-- WHAT IS ASKED --
Write the material out again in full, word for word. Do not include the pictures.

— Start DATA —

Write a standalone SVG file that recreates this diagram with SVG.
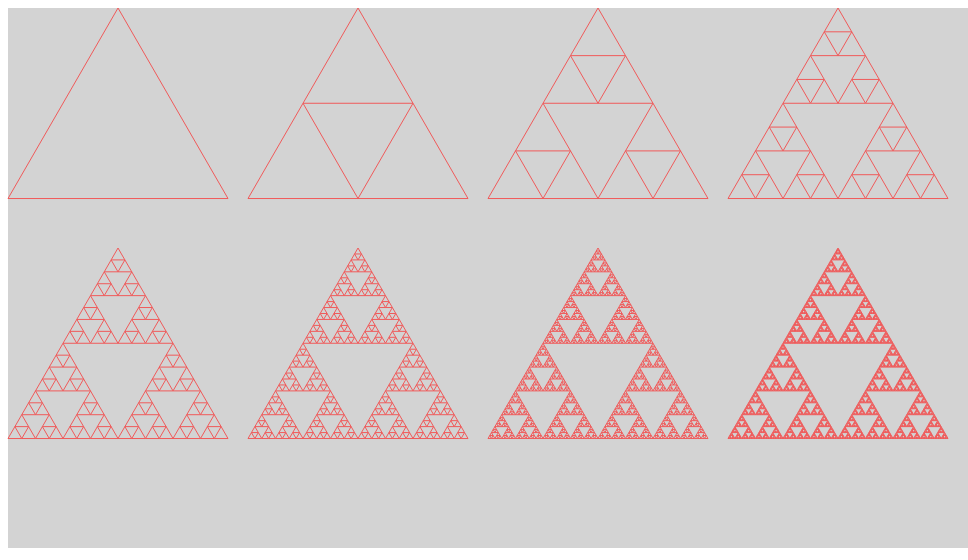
<svg xmlns="http://www.w3.org/2000/svg" xmlns:xlink="http://www.w3.org/1999/xlink" width="968" height="560" viewBox="0 0 968 560">
<style>
.tri{fill:none;stroke:#f05a5a;stroke-width:1;vector-effect:non-scaling-stroke}
</style>
<defs>
<polygon id="L0" class="tri" points="110,0 220,190.526 0,190.526"/>
<g id="L1"><use href="#L0" transform="translate(55,0) scale(0.5)"/><use href="#L0" transform="translate(0,95.263) scale(0.5)"/><use href="#L0" transform="translate(110,95.263) scale(0.5)"/></g>
<g id="L2"><use href="#L1" transform="translate(55,0) scale(0.5)"/><use href="#L1" transform="translate(0,95.263) scale(0.5)"/><use href="#L1" transform="translate(110,95.263) scale(0.5)"/></g>
<g id="L3"><use href="#L2" transform="translate(55,0) scale(0.5)"/><use href="#L2" transform="translate(0,95.263) scale(0.5)"/><use href="#L2" transform="translate(110,95.263) scale(0.5)"/></g>
<g id="L4"><use href="#L3" transform="translate(55,0) scale(0.5)"/><use href="#L3" transform="translate(0,95.263) scale(0.5)"/><use href="#L3" transform="translate(110,95.263) scale(0.5)"/></g>
<g id="L5"><use href="#L4" transform="translate(55,0) scale(0.5)"/><use href="#L4" transform="translate(0,95.263) scale(0.5)"/><use href="#L4" transform="translate(110,95.263) scale(0.5)"/></g>
<g id="L6"><use href="#L5" transform="translate(55,0) scale(0.5)"/><use href="#L5" transform="translate(0,95.263) scale(0.5)"/><use href="#L5" transform="translate(110,95.263) scale(0.5)"/></g>
<g id="L7"><use href="#L6" transform="translate(55,0) scale(0.5)"/><use href="#L6" transform="translate(0,95.263) scale(0.5)"/><use href="#L6" transform="translate(110,95.263) scale(0.5)"/></g>
</defs>
<rect x="8" y="8" width="960" height="540" fill="#d3d3d3"/>
<g id="depth0"><use href="#L0" transform="translate(8,8)"/></g>
<g id="depth1"><use href="#L1" transform="translate(248,8)"/></g>
<g id="depth2"><use href="#L2" transform="translate(488,8)"/></g>
<g id="depth3"><use href="#L3" transform="translate(728,8)"/></g>
<g id="depth4"><use href="#L4" transform="translate(8,248)"/></g>
<g id="depth5"><use href="#L5" transform="translate(248,248)"/></g>
<g id="depth6"><use href="#L6" transform="translate(488,248)"/></g>
<g id="depth7"><use href="#L7" transform="translate(728,248)"/></g>
</svg>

— End DATA —

-- RESPONSE TO THE EXERCISE --
Write a standalone SVG file that recreates this diagram with SVG.
<svg xmlns="http://www.w3.org/2000/svg" xmlns:xlink="http://www.w3.org/1999/xlink" width="968" height="560" viewBox="0 0 968 560">
<style>
.tri{fill:none;stroke:#f05a5a;stroke-width:1;vector-effect:non-scaling-stroke}
</style>
<defs>
<polygon id="L0" class="tri" points="110,0 220,190.526 0,190.526"/>
<g id="L1"><use href="#L0" transform="translate(55,0) scale(0.5)"/><use href="#L0" transform="translate(0,95.263) scale(0.5)"/><use href="#L0" transform="translate(110,95.263) scale(0.5)"/></g>
<g id="L2"><use href="#L1" transform="translate(55,0) scale(0.5)"/><use href="#L1" transform="translate(0,95.263) scale(0.5)"/><use href="#L1" transform="translate(110,95.263) scale(0.5)"/></g>
<g id="L3"><use href="#L2" transform="translate(55,0) scale(0.5)"/><use href="#L2" transform="translate(0,95.263) scale(0.5)"/><use href="#L2" transform="translate(110,95.263) scale(0.5)"/></g>
<g id="L4"><use href="#L3" transform="translate(55,0) scale(0.5)"/><use href="#L3" transform="translate(0,95.263) scale(0.5)"/><use href="#L3" transform="translate(110,95.263) scale(0.5)"/></g>
<g id="L5"><use href="#L4" transform="translate(55,0) scale(0.5)"/><use href="#L4" transform="translate(0,95.263) scale(0.5)"/><use href="#L4" transform="translate(110,95.263) scale(0.5)"/></g>
<g id="L6"><use href="#L5" transform="translate(55,0) scale(0.5)"/><use href="#L5" transform="translate(0,95.263) scale(0.5)"/><use href="#L5" transform="translate(110,95.263) scale(0.5)"/></g>
<g id="L7"><use href="#L6" transform="translate(55,0) scale(0.5)"/><use href="#L6" transform="translate(0,95.263) scale(0.5)"/><use href="#L6" transform="translate(110,95.263) scale(0.5)"/></g>
</defs>
<rect x="8" y="8" width="960" height="540" fill="#d3d3d3"/>
<g id="depth0"><use href="#L0" transform="translate(8,8)"/></g>
<g id="depth1"><use href="#L1" transform="translate(248,8)"/></g>
<g id="depth2"><use href="#L2" transform="translate(488,8)"/></g>
<g id="depth3"><use href="#L3" transform="translate(728,8)"/></g>
<g id="depth4"><use href="#L4" transform="translate(8,248)"/></g>
<g id="depth5"><use href="#L5" transform="translate(248,248)"/></g>
<g id="depth6"><use href="#L6" transform="translate(488,248)"/></g>
<g id="depth7"><use href="#L7" transform="translate(728,248)"/></g>
</svg>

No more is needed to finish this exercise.